NASA launched the Juno in August 2011 on a mission to study Jupiter in unprecedented detail when it arrives at the gas giant planet on July 4, 2016. The $1.1 billion Juno mission to Jupiter will use nine instruments to probe deep inside Jupiter to reveal glimpses into the planet's origin, structure, atmosphere and magnetic field. It is named after Juno, the mythological wife of the god Jupiter who used special powers to learn the secrets Jupiter had hidden beneath cloud cover.

But first, the Juno spacecraft has to get to Jupiter. NASA used an unmanned Atlas 5 rocket to launch Juno in 2011, but the rocket was not powerful enough to send the spacecraft all the way to Jupiter. Instead, it sent Juno on a looping trajectory that carried it beyond the orbit of Mars and back so it could around Earth on Wednesday in what scientists call a "gravity assist."

Juno is currently streaking through the solar system at a speed of 78,000 mph (126,000 km/h), with respect to the sun. During the gravity-assist speed boost, Earth's gravity will cause Juno to accelerate as it approaches the planet. Once Juno completes the flyby, it will be traveling at about 87,000 mph (140,000 km/h).

Juno mission principal investigator Scott Bolton of the Southwest Research Institute in San Antonio, Texas, has likened the maneuver to a "second rocket launch."

While 97 percent of NASA is currently on furlough because of the ongoing government shutdown, the agency's Jet Propulsion Laboratory — which manages the Juno mission — remains on duty for now. During Juno's Earth flyby, the spacecraft is expected to test its science instruments and snap photos of Earth and the moon.

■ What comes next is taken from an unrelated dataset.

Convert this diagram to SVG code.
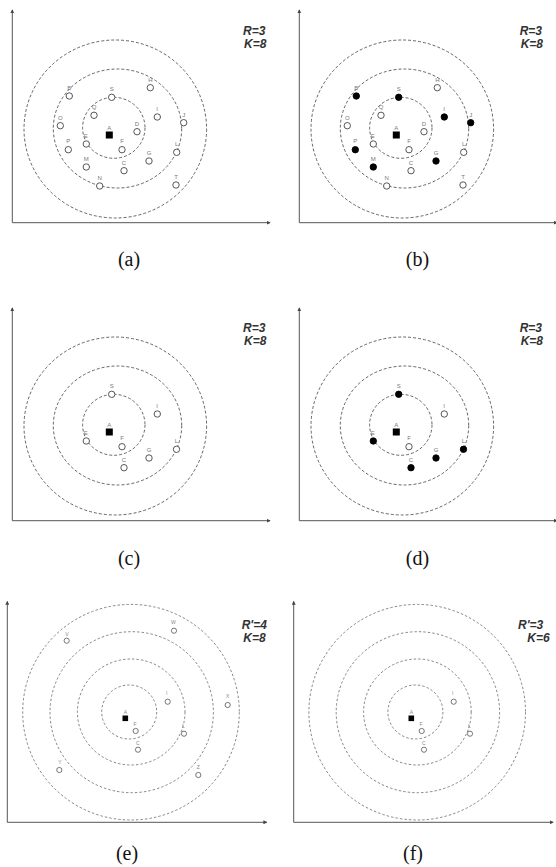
<svg xmlns="http://www.w3.org/2000/svg" width="556" height="867" viewBox="0 0 556 867">
<style>
.bg{fill:#fff}
.ax{stroke:#555;stroke-width:1;fill:none}
.ring{fill:none;stroke:#333;stroke-width:0.75;stroke-dasharray:3 2}
.ring2{fill:none;stroke:#555;stroke-width:0.7;stroke-dasharray:2.5 2}
.pt{fill:#fff;stroke:#444;stroke-width:0.9}
.pts{fill:#fff;stroke:#555;stroke-width:0.8}
.on{fill:#000;stroke:#000}
.sq{fill:#000}
.lb{font-family:"Liberation Sans",Arial,sans-serif;font-size:6px;fill:#777;text-anchor:middle}
.lbs{font-family:"Liberation Sans",Arial,sans-serif;font-size:5px;fill:#888;text-anchor:middle}
.par{font-family:"Liberation Sans",Arial,sans-serif;font-size:12px;font-weight:bold;font-style:italic;fill:#333}
.cap{font-family:"Liberation Serif","Times New Roman",serif;font-size:20px;fill:#111;text-anchor:middle}
</style>
<defs>
<marker id="arr" viewBox="0 0 6 6" refX="5" refY="3" markerWidth="4" markerHeight="4" orient="auto" markerUnits="userSpaceOnUse">
<path d="M0,0 L6,3 L0,6 z" fill="#444"/>
</marker>
<g id="axesAB">
<path class="ax" d="M12.3,222.7 L12.3,10" marker-end="url(#arr)"/>
<path class="ax" d="M12.3,222.7 L270,222.7" marker-end="url(#arr)"/>
</g>
<g id="ringsAB">
<ellipse class="ring" cx="115.3" cy="129" rx="91.3" ry="89"/>
<ellipse class="ring" cx="117.5" cy="128.5" rx="64.2" ry="59.5"/>
<ellipse class="ring" cx="113.8" cy="127.8" rx="31.2" ry="30.5"/>
</g>
<g id="axesE">
<path class="ax" d="M7.3,822.3 L7.3,601.5" marker-end="url(#arr)"/>
<path class="ax" d="M7.3,822.3 L266.7,822.3" marker-end="url(#arr)"/>
</g>
<g id="ringsE">
<ellipse class="ring2" cx="131" cy="712.2" rx="108.3" ry="107.8"/>
<ellipse class="ring2" cx="131.7" cy="712.2" rx="81.7" ry="80.5"/>
<ellipse class="ring2" cx="131.2" cy="712" rx="53.8" ry="53"/>
<ellipse class="ring2" cx="129.2" cy="712" rx="27.5" ry="27"/>
</g>
</defs>
<rect class="bg" x="0" y="0" width="556" height="867"/>

<!-- connectors: axes and range rings -->
<g id="connectors">
<use href="#axesAB"/>
<use href="#axesAB" transform="translate(287,0)"/>
<use href="#axesAB" transform="translate(0,298)"/>
<use href="#axesAB" transform="translate(287,298)"/>
<use href="#axesE"/>
<use href="#axesE" transform="translate(286.4,0)"/>
<use href="#ringsAB"/>
<use href="#ringsAB" transform="translate(287,0)"/>
<use href="#ringsAB" transform="translate(0,297)"/>
<use href="#ringsAB" transform="translate(287,297)"/>
<use href="#ringsE"/>
<use href="#ringsE" transform="translate(286.2,0)"/>
</g>

<!-- panel (a) -->
<g id="panel-a">
<g id="a-B"><circle class="pt" cx="69.3" cy="96" r="3.2"/><text class="lb" x="69.3" y="90">B</text></g>
<g id="a-S"><circle class="pt" cx="111.7" cy="97.3" r="3.2"/><text class="lb" x="111.7" y="91.3">S</text></g>
<g id="a-H"><circle class="pt" cx="150.3" cy="87.7" r="3.2"/><text class="lb" x="150.3" y="81.7">H</text></g>
<g id="a-Q"><circle class="pt" cx="94" cy="115.3" r="3.2"/><text class="lb" x="94" y="109.3">Q</text></g>
<g id="a-I"><circle class="pt" cx="157.3" cy="117" r="3.2"/><text class="lb" x="157" y="111">I</text></g>
<g id="a-J"><circle class="pt" cx="183.7" cy="122.7" r="3.2"/><text class="lb" x="183.7" y="116.7">J</text></g>
<g id="a-O"><circle class="pt" cx="60.3" cy="125.7" r="3.2"/><text class="lb" x="60.3" y="119.7">O</text></g>
<g id="a-D"><circle class="pt" cx="137" cy="131.7" r="3.2"/><text class="lb" x="137" y="125.7">D</text></g>
<g id="a-A"><rect class="sq" x="105.8" y="131.5" width="7" height="7"/><text class="lb" x="109.3" y="129.5">A</text></g>
<g id="a-E"><circle class="pt" cx="86.3" cy="144" r="3.2"/><text class="lb" x="85.7" y="137.5">E</text></g>
<g id="a-F"><circle class="pt" cx="122" cy="149.7" r="3.2"/><text class="lb" x="122" y="143.3">F</text></g>
<g id="a-P"><circle class="pt" cx="68.3" cy="149.7" r="3.2"/><text class="lb" x="68.3" y="143.3">P</text></g>
<g id="a-L"><circle class="pt" cx="176.7" cy="152.3" r="3.2"/><text class="lb" x="176.7" y="146">L</text></g>
<g id="a-G"><circle class="pt" cx="149" cy="161" r="3.2"/><text class="lb" x="149" y="155">G</text></g>
<g id="a-M"><circle class="pt" cx="86.3" cy="167" r="3.2"/><text class="lb" x="86.3" y="161">M</text></g>
<g id="a-C"><circle class="pt" cx="124" cy="170.7" r="3.2"/><text class="lb" x="124" y="164.7">C</text></g>
<g id="a-N"><circle class="pt" cx="99.7" cy="186" r="3.2"/><text class="lb" x="99.7" y="180">N</text></g>
<g id="a-T"><circle class="pt" cx="176" cy="185" r="3.2"/><text class="lb" x="176" y="179">T</text></g>
<text class="par" x="243" y="34.5">R=3</text>
<text class="par" x="244" y="48">K=8</text>
<text class="cap" x="129" y="266">(a)</text>
</g>

<!-- panel (b) -->
<g id="panel-b">
<g id="b-B"><circle class="pt on" cx="356.3" cy="96" r="3.2"/><text class="lb" x="356.3" y="90">B</text></g>
<g id="b-S"><circle class="pt on" cx="398.7" cy="97.3" r="3.2"/><text class="lb" x="398.7" y="91.3">S</text></g>
<g id="b-H"><circle class="pt" cx="437.3" cy="87.7" r="3.2"/><text class="lb" x="437.3" y="81.7">H</text></g>
<g id="b-Q"><circle class="pt" cx="381" cy="115.3" r="3.2"/><text class="lb" x="381" y="109.3">Q</text></g>
<g id="b-I"><circle class="pt on" cx="444.3" cy="117" r="3.2"/><text class="lb" x="444" y="111">I</text></g>
<g id="b-J"><circle class="pt on" cx="470.7" cy="122.7" r="3.2"/><text class="lb" x="470.7" y="116.7">J</text></g>
<g id="b-O"><circle class="pt" cx="347.3" cy="125.7" r="3.2"/><text class="lb" x="347.3" y="119.7">O</text></g>
<g id="b-D"><circle class="pt" cx="424" cy="131.7" r="3.2"/><text class="lb" x="424" y="125.7">D</text></g>
<g id="b-A"><rect class="sq" x="392.8" y="131.5" width="7" height="7"/><text class="lb" x="396.3" y="129.5">A</text></g>
<g id="b-E"><circle class="pt" cx="373.3" cy="144" r="3.2"/><text class="lb" x="372.7" y="137.5">E</text></g>
<g id="b-F"><circle class="pt" cx="409" cy="149.7" r="3.2"/><text class="lb" x="409" y="143.3">F</text></g>
<g id="b-P"><circle class="pt on" cx="355.3" cy="149.7" r="3.2"/><text class="lb" x="355.3" y="143.3">P</text></g>
<g id="b-L"><circle class="pt" cx="463.7" cy="152.3" r="3.2"/><text class="lb" x="463.7" y="146">L</text></g>
<g id="b-G"><circle class="pt on" cx="436" cy="161" r="3.2"/><text class="lb" x="436" y="155">G</text></g>
<g id="b-M"><circle class="pt on" cx="373.3" cy="167" r="3.2"/><text class="lb" x="373.3" y="161">M</text></g>
<g id="b-C"><circle class="pt" cx="411" cy="170.7" r="3.2"/><text class="lb" x="411" y="164.7">C</text></g>
<g id="b-N"><circle class="pt" cx="386.7" cy="186" r="3.2"/><text class="lb" x="386.7" y="180">N</text></g>
<g id="b-T"><circle class="pt" cx="463" cy="185" r="3.2"/><text class="lb" x="463" y="179">T</text></g>
<text class="par" x="519.7" y="34.5">R=3</text>
<text class="par" x="520.7" y="48">K=8</text>
<text class="cap" x="417.5" y="266">(b)</text>
</g>

<!-- panel (c) -->
<g id="panel-c">
<g id="c-S"><circle class="pt" cx="111.7" cy="394.3" r="3.2"/><text class="lb" x="111.7" y="388.3">S</text></g>
<g id="c-I"><circle class="pt" cx="157.3" cy="414" r="3.2"/><text class="lb" x="157" y="408">I</text></g>
<g id="c-A"><rect class="sq" x="105.8" y="428.5" width="7" height="7"/><text class="lb" x="109.3" y="426.5">A</text></g>
<g id="c-E"><circle class="pt" cx="86.3" cy="441" r="3.2"/><text class="lb" x="85.7" y="434.5">E</text></g>
<g id="c-F"><circle class="pt" cx="122" cy="446.7" r="3.2"/><text class="lb" x="122" y="440.3">F</text></g>
<g id="c-L"><circle class="pt" cx="176.5" cy="449.3" r="3.2"/><text class="lb" x="176.5" y="443">L</text></g>
<g id="c-G"><circle class="pt" cx="149" cy="458" r="3.2"/><text class="lb" x="149" y="452">G</text></g>
<g id="c-C"><circle class="pt" cx="124" cy="467.7" r="3.2"/><text class="lb" x="124" y="461.7">C</text></g>
<text class="par" x="243" y="331.7">R=3</text>
<text class="par" x="244" y="345">K=8</text>
<text class="cap" x="129" y="565">(c)</text>
</g>

<!-- panel (d) -->
<g id="panel-d">
<g id="d-S"><circle class="pt on" cx="398.7" cy="394.3" r="3.2"/><text class="lb" x="398.7" y="388.3">S</text></g>
<g id="d-I"><circle class="pt" cx="444.3" cy="414" r="3.2"/><text class="lb" x="444" y="408">I</text></g>
<g id="d-A"><rect class="sq" x="392.8" y="428.5" width="7" height="7"/><text class="lb" x="396.3" y="426.5">A</text></g>
<g id="d-E"><circle class="pt on" cx="373.3" cy="441" r="3.2"/><text class="lb" x="372.7" y="434.5">E</text></g>
<g id="d-F"><circle class="pt" cx="409" cy="446.7" r="3.2"/><text class="lb" x="409" y="440.3">F</text></g>
<g id="d-L"><circle class="pt on" cx="463.5" cy="449.3" r="3.2"/><text class="lb" x="463.5" y="443">L</text></g>
<g id="d-G"><circle class="pt on" cx="436" cy="458" r="3.2"/><text class="lb" x="436" y="452">G</text></g>
<g id="d-C"><circle class="pt on" cx="411" cy="467.7" r="3.2"/><text class="lb" x="411" y="461.7">C</text></g>
<text class="par" x="519.7" y="331.7">R=3</text>
<text class="par" x="520.7" y="345">K=8</text>
<text class="cap" x="417.5" y="565">(d)</text>
</g>

<!-- panel (e) -->
<g id="panel-e">
<g id="e-W"><circle class="pts" cx="174" cy="630.7" r="2.6"/><text class="lbs" x="173.3" y="623.5">W</text></g>
<g id="e-V"><circle class="pts" cx="66.7" cy="640.7" r="2.6"/><text class="lbs" x="67" y="636">V</text></g>
<g id="e-I"><circle class="pts" cx="167.7" cy="701.7" r="2.6"/><text class="lbs" x="166.7" y="694.5">I</text></g>
<g id="e-X"><circle class="pts" cx="227.7" cy="705" r="2.6"/><text class="lbs" x="227.7" y="697.5">X</text></g>
<g id="e-A"><rect class="sq" x="122.5" y="715.5" width="5.6" height="5.6"/><text class="lbs" x="125.3" y="713.8">A</text></g>
<g id="e-F"><circle class="pts" cx="135.7" cy="731" r="2.6"/><text class="lbs" x="135" y="725.5">F</text></g>
<g id="e-L"><circle class="pts" cx="184" cy="733.7" r="2.6"/><text class="lbs" x="183.3" y="727.5">L</text></g>
<g id="e-C"><circle class="pts" cx="138" cy="749.7" r="2.6"/><text class="lbs" x="137.7" y="744.5">C</text></g>
<g id="e-Y"><circle class="pts" cx="59.3" cy="770" r="2.6"/><text class="lbs" x="60" y="764">Y</text></g>
<g id="e-Z"><circle class="pts" cx="198.3" cy="775" r="2.6"/><text class="lbs" x="198.3" y="769">Z</text></g>
<text class="par" x="241.7" y="629">R'=4</text>
<text class="par" x="243.3" y="641.7">K=8</text>
<text class="cap" x="127" y="860">(e)</text>
</g>

<!-- panel (f) -->
<g id="panel-f">
<g id="f-I"><circle class="pts" cx="453.7" cy="701.7" r="2.6"/><text class="lbs" x="452.7" y="694.5">I</text></g>
<g id="f-A"><rect class="sq" x="408.5" y="715.5" width="5.6" height="5.6"/><text class="lbs" x="411.3" y="713.8">A</text></g>
<g id="f-F"><circle class="pts" cx="421.7" cy="731" r="2.6"/><text class="lbs" x="421" y="725.5">F</text></g>
<g id="f-L"><circle class="pts" cx="470" cy="733.7" r="2.6"/><text class="lbs" x="469.3" y="727.5">L</text></g>
<g id="f-C"><circle class="pts" cx="424" cy="749.7" r="2.6"/><text class="lbs" x="423.7" y="744.5">C</text></g>
<text class="par" x="518" y="629">R'=3</text>
<text class="par" x="527.3" y="641.7">K=6</text>
<text class="cap" x="413" y="860">(f)</text>
</g>
</svg>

"One of Juno's activities during the Earth flyby will be to make a movie of the Earth-moon system that will be the first to show Earth spinning on its axis from a distance," Bolton said in a statement.

The probe will also flex its scientific muscle in other ways.

"We'll exercise the science instruments, since Juno’s instruments will be operating in a magnetospheric environment for the first time," said spacecraft engineer Jeff Lewis, Juno operations lead for spacecraft builder Lockheed Martin Space Systems. "The Earth’s magnetic field will allow a number of the instruments to be tested. We're also using the flyby of the moon as an opportunity to gauge how the spacecraft operates. Since Juno is a spinning spacecraft, we need to sense the right time to take data as the moon, or Jupiter, passes through the instruments' fields of view."

But the star of Wednesday's Earth flyby is the gravity assist maneuver itself, scientists said.

"Juno will be really smoking as it passes Earth at a speed of about 25 miles per second relative to the sun. But it will need every bit of this speed to get to Jupiter for its July 4, 2016 capture into polar orbit about Jupiter," said research scientist Bill Kurth of the University of Iowa, who is the lead investigator for two of Juno's instruments. "The first half of its journey has been simply to set up this gravity assist with Earth."

The Slooh webcast of the Juno flyby of Earth can be tracked directly from the Slooh Space Camera website and via the Slooh iPad app.